Margie notes the many garden beds coalesced into one varied landscape over the 28 years since she and Parker built their Spanish-style house in a former avocado orchard. He jokes that the garden projects burgeoned after he suggested a dedicated place for her prized orchids.
“I gave her a choice when we moved here: Would you like drapes or a greenhouse?”
She chose the greenhouse.
The newest and perhaps most iconic garden on the property is the labyrinth. Low cobblestone walls surround river rock berms planted with succulents, including blue chalk sticks.
“I like the idea of a meditative walk,” Margie says. “It’s not a puzzle.”
Ken’s firm specializes in golf course and residential landscape design.
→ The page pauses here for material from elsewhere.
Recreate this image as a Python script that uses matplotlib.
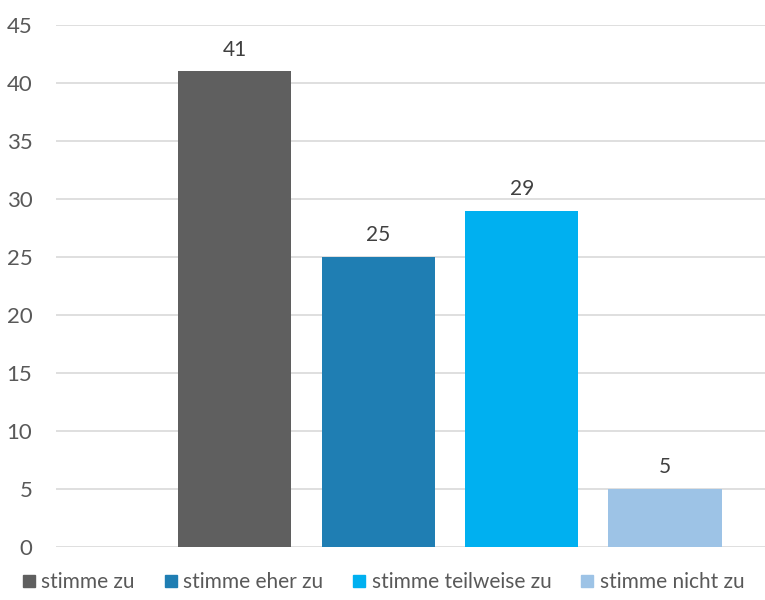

The labyrinth was a new challenge. With the help of contractors Integrity Golf and Creekside Construction and rock from Southwest Boulder & Stone, he sought to create a design that was three-dimensional, artistic and peaceful.
“It’s art,” he says. “We thought about what would be atypical, interesting and subtle.”
The rocks sometimes fall out of place, but that doesn’t detract from its tranquility, Margie says.
“Picking up a rock and putting it back is kind of like stopping in life and doing something. When you walk back out, you’re just walking out. It’s still calm and peaceful.”
The labyrinth has become the focal point of the property’s diverse landscape. Paths of brick, stone and decomposed granite branch out from the labyrinth and connect the gardens and patios.
Rock is used extensively throughout, from a fountain made of stacked flagstone to gabion walls.
A wood trellis built by Margie’s brother, Mark Beebe, shades brick steps down into the depths of the property. Purple and white wisteria vines swathe the trellis; staghorn ferns hang below.
Margie has cultivated both plants and art over the years. She put together a rose garden with a free schematic offered by English rose cultivator David Austin Roses. She collected garden art pieces, including granite troughs from Bali; a Buddha head from Cambodia; and sculptural work by Max DeMoss, Will Robinson, Lyman Whitaker and Mark A. Wallis.
She doesn’t mind working without a plan. When it came time to design a drought-tolerant garden, Scott mapped it on-site by laying out half-inch irrigation pipe.

“I’d ask Margie, ‘How do you like this?’” he recalls. “We’d walk through and she’d say, ‘Gee, this feels good.’”
Scott incorporated existing Mexican weeping bamboo into his scheme, while layering in shapes, colors and textures — like the showy green flowers of Euphorbia rigida, the curly gray-green leaves of Agave gypsophila, red-barked manzanita and narrow-leaved bird of paradise.
“I make what I consider horticulturally sophisticated gardens that have a really wide range of materials,” he says. “This garden in particular represents just about everything in my plant arsenal.”
“Whenever I visit this garden, I feel like I’m in a privileged place to be,” Scott continues. “It’s unique in my experience of design; this is a special spot for me. There are not many locations on the planet that are like this.”
Margie says that despite its expanse, the property is really just a “yard” for quiet reflection.
“I just walk out and it’s so calming for me,” she says.
“She has the lowest blood pressure in the family,” Parker quips.